Na ocasião do julgamento de Ravachol e seus comparsas o prédio do Tribunal foi severamente guardado por forças policiais e predominava uma impressão geral de terror e desassossego. Corria o boato de que o prédio podia ser implodido. Os jurados haviam recebido cartas de ameaças e insultos. O restaurante Very sofrera um atentado e chegou a notícia de que Emile Henry jogara uma bomba no Terminus, um dos bares mais sofisticados de Paris. Conta Roberto Lyra que Ravachol e seus asseclas entraram arrogantes no Tribunal. Pareciam zombar da Corte e faziam gestos obscenos ao júri. Simon, vulgo “biscuit”, o “enfant terrible” do bando, fazia graças e ria às gargalhadas. O temor era um sentimento geral do plenário e o próprio presidente da Corte conduzia o procedimento judicial de forma reverenciosa, como se o fizesse a contra gosto e a se desculpar de tudo.

Foi então que, por sua vez, postado na tribuna do parquet, Beaurepaire assumiu a acusação. Assumiu sem medo e, talvez fosse o único do plenário que ainda não se mostrara tocado pelo temor geral. Mas foi incisivo: Quem tem medo aqui? E Lyra então repete suas palavras: conceder qualquer atenuante a Ravachol é injuriar-vos a vós mesmo, tomados pelo mais baixo e vil dos sentimentos – o medo!

Certamente não cabe aqui reproduzir toda a vibrante accusation de Beaurepaire.  Foi peça modelar, igual a de tantos grandes combates que sustentou com Henry-Robert, o seu grande adversário do juri de Paris.

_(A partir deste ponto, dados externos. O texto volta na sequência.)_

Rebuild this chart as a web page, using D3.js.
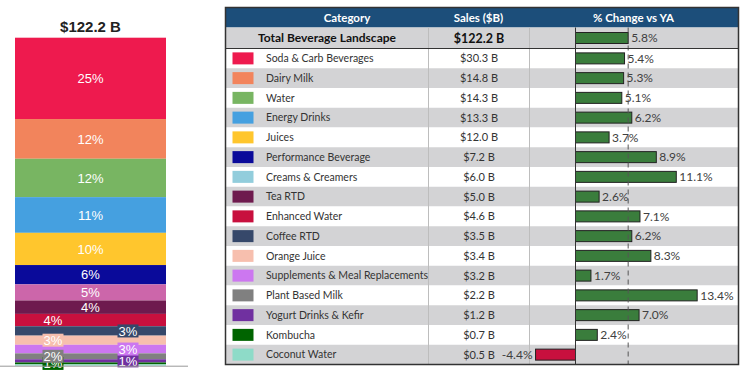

Conta Lyra, entretanto, que Ravachol acabou absolvido, diante de cuja decisão Beaurepaire teria dito, simplesmente: “O medo é uma coisa ignóbil”.

Penso, porém, que o episódio não terminou só aí. Jean Maitron é historiador contemporâneo do movimento anarquista da Europa, e certamente se deve a ele a versão mais atual e hoje predominante, de que Ravachol e seu grupo foi, na verdade, condenado à pena de trabalhos forçados pelo resto da vida.  A bem de ver, porém, teve outras acusações que resultaram na sua pena capital.

Morreu guilhotinado, em 11 de julho de 1892, em Montbrison: tinha 32 anos.